The lobster roll is New England's great summer sandwich: sweet chunks of knuckle, claw, and tail meat piled into a split-top bun that has been buttered and griddled until golden on both flat sides. The eternal divide is Maine versus Connecticut style: Maine dresses the chilled meat lightly with mayonnaise and maybe celery, while Connecticut serves it warm with drawn butter only. This version covers the Maine style and works because the lobster is steamed gently and pulled at just-done, the dressing is restrained so the lobster flavor leads, and the New England split-top bun, with its flat crustless sides, takes a proper butter toasting that a standard hot dog bun cannot.
Serves 4
Steam two 1.25-pound lobsters over an inch of boiling water for 11 to 13 minutes, until the shells are bright red and an antenna pulls out easily. Plunge into ice water immediately to stop the cooking.
Steaming over water, rather than boiling in it, keeps the meat from waterlogging and preserves sweetness.
Crack the shells and pick the tail, knuckle, and claw meat, removing the dark vein from the tail. Cut into generous half-inch to three-quarter-inch chunks; oversized pieces fall out of the bun, minced meat turns pasty.
Fold the chilled lobster with just 2 to 3 tablespoons of mayonnaise, a squeeze of lemon, a tablespoon of finely diced celery, and a pinch of salt. The dressing should coat, not pool.
Chill the dressed meat 20 minutes so the flavors marry and the salad firms up for stuffing.
Butter the flat sides of split-top buns and griddle over medium heat 2 minutes per side until golden and crisp. Stuff each immediately with a quarter pound of lobster salad and finish with chives or a dust of paprika.
Buy lively hard-shell lobsters if available; they yield noticeably more meat per pound than soft-shell.
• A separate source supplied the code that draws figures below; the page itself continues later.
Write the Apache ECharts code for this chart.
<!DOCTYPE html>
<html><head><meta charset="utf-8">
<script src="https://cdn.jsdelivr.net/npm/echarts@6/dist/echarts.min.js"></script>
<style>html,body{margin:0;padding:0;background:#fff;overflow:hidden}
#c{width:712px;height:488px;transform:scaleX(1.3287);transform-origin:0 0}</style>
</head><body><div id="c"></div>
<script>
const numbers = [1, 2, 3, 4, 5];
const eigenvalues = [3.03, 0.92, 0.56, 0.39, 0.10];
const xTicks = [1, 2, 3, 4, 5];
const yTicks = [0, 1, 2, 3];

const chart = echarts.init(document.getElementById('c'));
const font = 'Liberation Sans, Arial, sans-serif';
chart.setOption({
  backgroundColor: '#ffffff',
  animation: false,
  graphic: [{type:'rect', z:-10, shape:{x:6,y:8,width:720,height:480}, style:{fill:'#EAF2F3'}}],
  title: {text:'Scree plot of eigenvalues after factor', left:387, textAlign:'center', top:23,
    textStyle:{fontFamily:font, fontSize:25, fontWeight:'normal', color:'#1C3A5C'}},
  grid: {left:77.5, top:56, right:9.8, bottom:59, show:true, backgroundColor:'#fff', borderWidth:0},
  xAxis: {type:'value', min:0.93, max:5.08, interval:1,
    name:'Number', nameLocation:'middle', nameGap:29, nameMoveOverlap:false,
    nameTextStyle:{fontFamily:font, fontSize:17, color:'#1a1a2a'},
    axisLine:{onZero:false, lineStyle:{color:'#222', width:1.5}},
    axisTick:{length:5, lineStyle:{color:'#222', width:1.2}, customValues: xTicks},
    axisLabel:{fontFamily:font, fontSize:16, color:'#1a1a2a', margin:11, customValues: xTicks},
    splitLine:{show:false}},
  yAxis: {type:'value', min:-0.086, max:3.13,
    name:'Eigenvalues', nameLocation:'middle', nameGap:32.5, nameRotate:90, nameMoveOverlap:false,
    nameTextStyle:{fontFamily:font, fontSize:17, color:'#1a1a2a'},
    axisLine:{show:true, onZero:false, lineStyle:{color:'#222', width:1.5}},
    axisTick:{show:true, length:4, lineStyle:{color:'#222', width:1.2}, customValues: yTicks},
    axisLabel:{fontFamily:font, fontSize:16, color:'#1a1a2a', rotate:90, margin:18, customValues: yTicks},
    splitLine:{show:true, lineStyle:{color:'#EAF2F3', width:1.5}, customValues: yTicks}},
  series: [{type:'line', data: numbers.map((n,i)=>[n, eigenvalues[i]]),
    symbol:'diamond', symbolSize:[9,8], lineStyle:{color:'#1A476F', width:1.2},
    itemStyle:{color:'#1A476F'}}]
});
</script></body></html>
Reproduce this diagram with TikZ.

Knuckle meat is the sweetest and most tender part; never let it go to waste.
Keep the mayonnaise minimal; a great lobster roll tastes of lobster first and dressing barely at all.
New England split-top buns are essential for the buttery griddled sides; trim the crusts off a standard bun if you cannot find them.
Serve immediately after stuffing so the warm crisp bun contrasts the cool filling.
Make a Connecticut-style roll by tossing the warm meat in melted butter with lemon and skipping mayonnaise entirely.
Add a teaspoon of finely chopped tarragon or a dash of Old Bay to the dressing for an herbed version.
Use the same technique with picked crab or poached shrimp when lobster prices spike.
Serve as sliders on mini buns for parties, about 2 ounces of meat each.
Dressed lobster salad keeps refrigerated for up to 2 days in an airtight container; never stuff buns ahead, as they sog within minutes. Cooked picked lobster meat, undressed, freezes for a month in its own juices, though texture is best fresh.
Lobster rolls in their warm buttered form are generally credited to Perry's restaurant in Milford, Connecticut, around 1929, while the chilled mayonnaise-dressed version became the standard at Maine lobster shacks by the mid-20th century. Once a cheap way to use abundant lobster, the roll transformed into a premium summer icon as lobster itself moved from poverty food to luxury.
Maine style serves chilled lobster meat lightly bound with mayonnaise, often with a little celery, in a toasted bun. Connecticut style serves the meat warm, dressed only in melted butter with lemon. Maine is creamy and cool, Connecticut rich and buttery; both demand a griddled split-top bun and restraint with everything else.
Plan on about a quarter pound, or 4 ounces, of picked meat per roll, which is roughly the yield of one 1.25-pound hard-shell lobster. For a party of six you want around 1.5 pounds of picked meat, so either six small lobsters or about three pounds of frozen picked meat.
Yes, good frozen claw and knuckle meat makes a very respectable roll; thaw it overnight in the refrigerator and drain it well before dressing. Avoid canned lobster, which is mushy and metallic. If buying cooked lobsters from the fish counter, use the meat within a day.
Take standard hot dog buns and slice a thin layer off each outer side to expose the crumb, then butter and griddle those cut faces. You lose the perfect shape but keep the essential buttery, toasted-crumb experience. Brioche hot dog buns are the best-tasting widely available stand-in.